WASHINGTON—Members of a key House Appropriations subcommittee grilled the Coast Guard's top admiral Thursday on the cost and management of a program to repair and replace the Coast Guard's aging patrol boats and aircraft.
The Coast Guard program, called the Deepwater Project, began in 2002 with a contract for $15 billion over 20 years. The Coast Guard on Thursday told the Subcommittee on Homeland Security that it now would cost $24 billion over 25 years.
Members of the committee asked the Coast Guard commandant, Adm. Thomas Collins, whether taxpayers' money was being spent properly and why some key parts of the program weren't subject to competitive bidding.

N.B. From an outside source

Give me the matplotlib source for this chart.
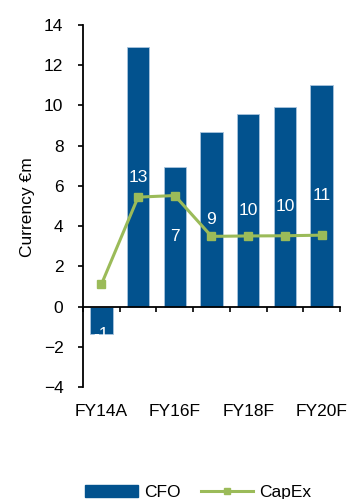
import matplotlib
matplotlib.use("Agg")
import matplotlib.pyplot as plt
from matplotlib.lines import Line2D
from matplotlib.patches import Patch
import numpy as np

plt.rcParams["font.family"] = ["Liberation Sans", "DejaVu Sans"]

years = ["FY14A", "FY15F", "FY16F", "FY17F", "FY18F", "FY19F", "FY20F"]
cfo = [-1.37, 12.88, 6.93, 8.67, 9.57, 9.92, 11.0]
capex = [1.10, 5.44, 5.52, 3.49, 3.51, 3.52, 3.55]
shown = ["FY14A", "FY16F", "FY18F", "FY20F"]

BLUE = "#02528E"
GREEN = "#9BBB59"
FS = 12.5

fig = plt.figure(figsize=(3.48, 4.99), dpi=100)
ax = fig.add_axes([0.2385, 0.2244, 0.7385, 0.7256])

x = np.arange(len(years))
ax.bar(x, cfo, width=0.61, color=BLUE, edgecolor="#A9C4DD", linewidth=0.6, zorder=2)
ax.plot(x, capex, color=GREEN, lw=2.2, marker="s", ms=5.5, zorder=3)

# white value labels in the middle of each bar (negative one sits at the bar end)
for xi, v in zip(x, cfo):
    yy = v / 2 if v > 0 else v
    ax.text(xi, yy, f"{v:.0f}", color="white", ha="center", va="center",
            fontsize=FS, zorder=4)

ax.set_xlim(-0.5, len(years) - 0.5)
ax.set_ylim(-4, 14)
ax.set_yticks(range(-4, 15, 2))
ax.tick_params(axis="y", labelsize=FS, length=3.6, width=1.2, pad=10.5)

# category axis drawn on the zero line, ticks at the boundaries
ax.spines["bottom"].set_position(("data", 0))
ax.set_xticks(np.arange(-0.5, len(years), 1.0))
ax.set_xticklabels([])
ax.tick_params(axis="x", length=3.6, width=1.2, direction="out")
for s in ("top", "right"):
    ax.spines[s].set_visible(False)
for s in ("left", "bottom"):
    ax.spines[s].set_linewidth(1.3)

for lab in shown:
    ax.text(years.index(lab), -0.047, lab, transform=ax.get_xaxis_transform(),
            ha="center", va="top", fontsize=FS)

fig.text(0.078, 0.585, "Currency €m", rotation=90, ha="center", va="center", fontsize=FS)

handles = [Patch(color=BLUE, label="CFO"),
           Line2D([], [], color=GREEN, lw=2.2, marker="s", ms=5, label="CapEx")]
fig.legend(handles=handles, loc="center", bbox_to_anchor=(0.57, 0.013), ncol=2,
           frameon=False, fontsize=FS, handlelength=3.0, handleheight=0.63,
           handletextpad=0.35, columnspacing=1.2, borderpad=0, markerscale=1,
           numpoints=1)

fig.savefig("out.png", dpi=100)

The subcommittee's chairman, Rep. Harold Rogers, R-Ky., noted that the Coast Guard presented four options for Deepwater last month and the subcommittee asked it to return with only one plan.

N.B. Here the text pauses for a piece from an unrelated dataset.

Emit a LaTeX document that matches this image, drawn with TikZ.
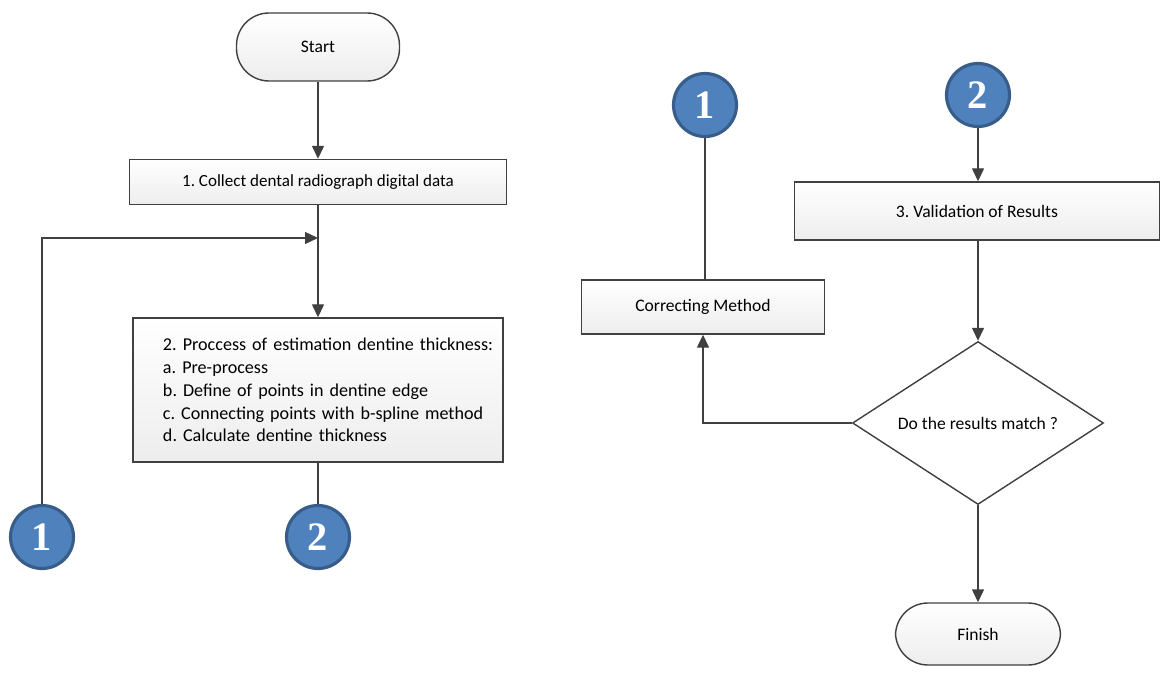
\documentclass[tikz,border=0pt]{standalone}
\usepackage{fontspec}
\setmainfont{Carlito}
\newfontfamily\numfont{Liberation Serif}
\frenchspacing
\usetikzlibrary{shapes.geometric, arrows.meta, positioning, calc}
\definecolor{connblue}{HTML}{4F81BD}
\definecolor{connedge}{HTML}{385D8A}
\definecolor{lineclr}{HTML}{404040}

\begin{document}
\begin{tikzpicture}[x=0.2mm, y=-0.2mm,
  terminal/.style={rectangle, draw=lineclr, line width=0.8pt, top color=white, bottom color=gray!14, rounded corners=6.5mm, minimum width=32.6mm, minimum height=13.6mm, font=\normalsize},
  process/.style={rectangle, draw=lineclr, line width=0.8pt, top color=white, bottom color=gray!14, align=center, font=\normalsize},
  decision/.style={diamond, draw=lineclr, line width=0.8pt, fill=white, aspect=1.54, minimum width=50.2mm, minimum height=32.6mm, inner sep=0pt, font=\normalsize},
  connector/.style={circle, draw=connedge, line width=1.8pt, fill=connblue, text=white, minimum size=12.6mm, inner sep=0pt, font=\numfont\bfseries\fontsize{23}{23}\selectfont},
  line/.style={draw=lineclr, line width=0.8pt},
  arrow/.style={line, -{Triangle[length=2.6mm, width=2.4mm]}}
]
  \useasboundingbox (0,0) rectangle (1160,675);

  % left column
  \node[terminal] (start) at (318,47) {Start};
  \node[process, minimum width=75.4mm, minimum height=9mm, font=\fontsize{9.7}{12}\selectfont] (collect) at (318,182) {1. Collect dental radiograph digital data};
  \coordinate (merge) at (318,238);
  \node[process, align=left, text width=73mm, inner xsep=0.5mm, minimum width=74mm, minimum height=28.8mm, font=\fontsize{10.3}{13}\selectfont] (estimate) at (318,390)
    {\hspace*{5.5mm}2. Proccess of estimation dentine thickness:\\
     \hspace*{5.5mm}a. Pre-process\\
     \hspace*{5.5mm}b. Define of points in dentine edge\\
     \hspace*{5.5mm}c. Connecting points with b-spline method\\
     \hspace*{5.5mm}d. Calculate dentine thickness};
  \node[connector] (oneL) at (42,537) {1};
  \node[connector] (twoL) at (318,537) {2};

  % right column
  \node[connector] (oneR) at (705,105) {1};
  \node[connector] (twoR) at (978,95) {2};
  \node[process, minimum width=48.6mm, minimum height=10.8mm] (correct) at (703,307) {Correcting Method};
  \node[process, minimum width=73mm, minimum height=11.6mm] (validate) at (977,211) {3. Validation of Results};
  \node[decision] (match) at (978,423) {Do the results match ?};
  \node[terminal, minimum width=33mm, minimum height=12.4mm] (finish) at (978,634) {Finish};

  \draw[arrow] (start) -- (collect);
  \draw[arrow] (collect) -- (estimate);
  \draw[arrow] (oneL.north) |- (merge);
  \draw[line] (estimate) -- (twoL);
  \draw[line] (oneR.south) -- (oneR.south |- correct.north);
  \draw[arrow] (twoR.south) -- (twoR.south |- validate.north);
  \draw[arrow] (validate.south -| match.north) -- (match.north);
  \draw[arrow] (match.west) -| (correct.south);
  \draw[arrow] (match) -- (finish);
\end{tikzpicture}
\end{document}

"You just came back with the most expensive one of the four plans. I'm not sure whether there is enough money for this," Rogers said. "You have chosen a Cadillac Seville with all the options. We are going to have to work to fit you into something we can afford. Maybe not a Chevy but something close."

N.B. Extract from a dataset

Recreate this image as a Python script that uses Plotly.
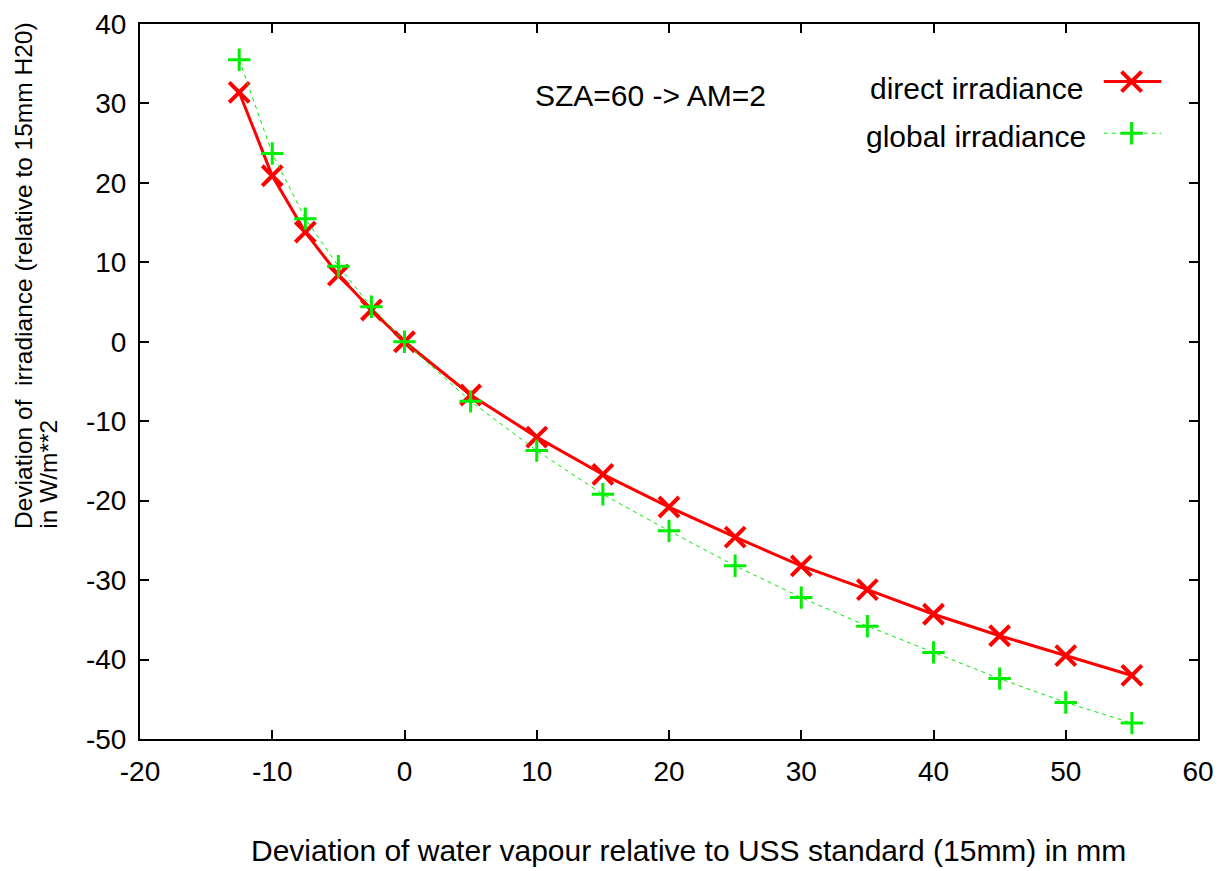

Rogers asked Collins how the Coast Guard intended to keep its rust-bucket fleet of 40- and 50-year-old cutters and patrol boats afloat when some wouldn't be replaced under the Deepwater project until 2018.
"Failing to adequately plan is a hallmark of poor management and that is precisely why I have been so stricken by this program," he said in an opening statement.
A contract to manage Deepwater was awarded to Integrated Coast Guard Systems, which is owned by defense contractors Lockheed Martin and Northrop Grumman. Those contractors will provide the most costly boats and ships and will upgrade and replace long-range patrol aircraft, without competitive bidding.
"The same people who are managing the program end up doing the biggest part of the work," said the ranking Democrat on the subcommittee, Rep. Martin Sabo, D-Minn. "Homeland Security and Transportation Security Agency are permeated with the same lack of management."
Rep. David Obey, D-Wis., told Collins that while the Coast Guard needs to replace its aging equipment quickly, "I don't believe Congress should just write you a blank check to do it."
Obey said he was concerned that the two largest Deepwater procurements—eight 378-foot cutters and 25 only slightly smaller cutters—amounted to $10.3 billion, or 43 percent of the total project.
"They haven't been competitively awarded. Why is that good for the taxpayer?" Obey said.
Collins said the service was exercising good stewardship in decisions to upgrade and renovate boats and aircraft.
"Anything over $10 million that they (the contractors) are doing in house they must notify the Coast Guard," he said. He also said the Coast Guard was asking for outside estimates.
"I do not think that this substitutes for competition," Obey said.
Collins said repairing and replacing the old boats was "absolutely critical." He said that of the 49 110-foot cutters the Coast Guard now operated, only 25 percent were considered fully mission capable. The operational readiness rating is about the same for the 123-foot patrol boats.
The commandant told Congress earlier that the old 110-foot cutters and 123-foot patrol boats had had 23 hull breaches since 2001 that required emergency dry-dock repairs to rusted and damaged steel plates. He added that each of the 12 378-foot cutters that operate in the Pacific Ocean had a significant engine, hydraulic or refrigeration breakdown on every patrol.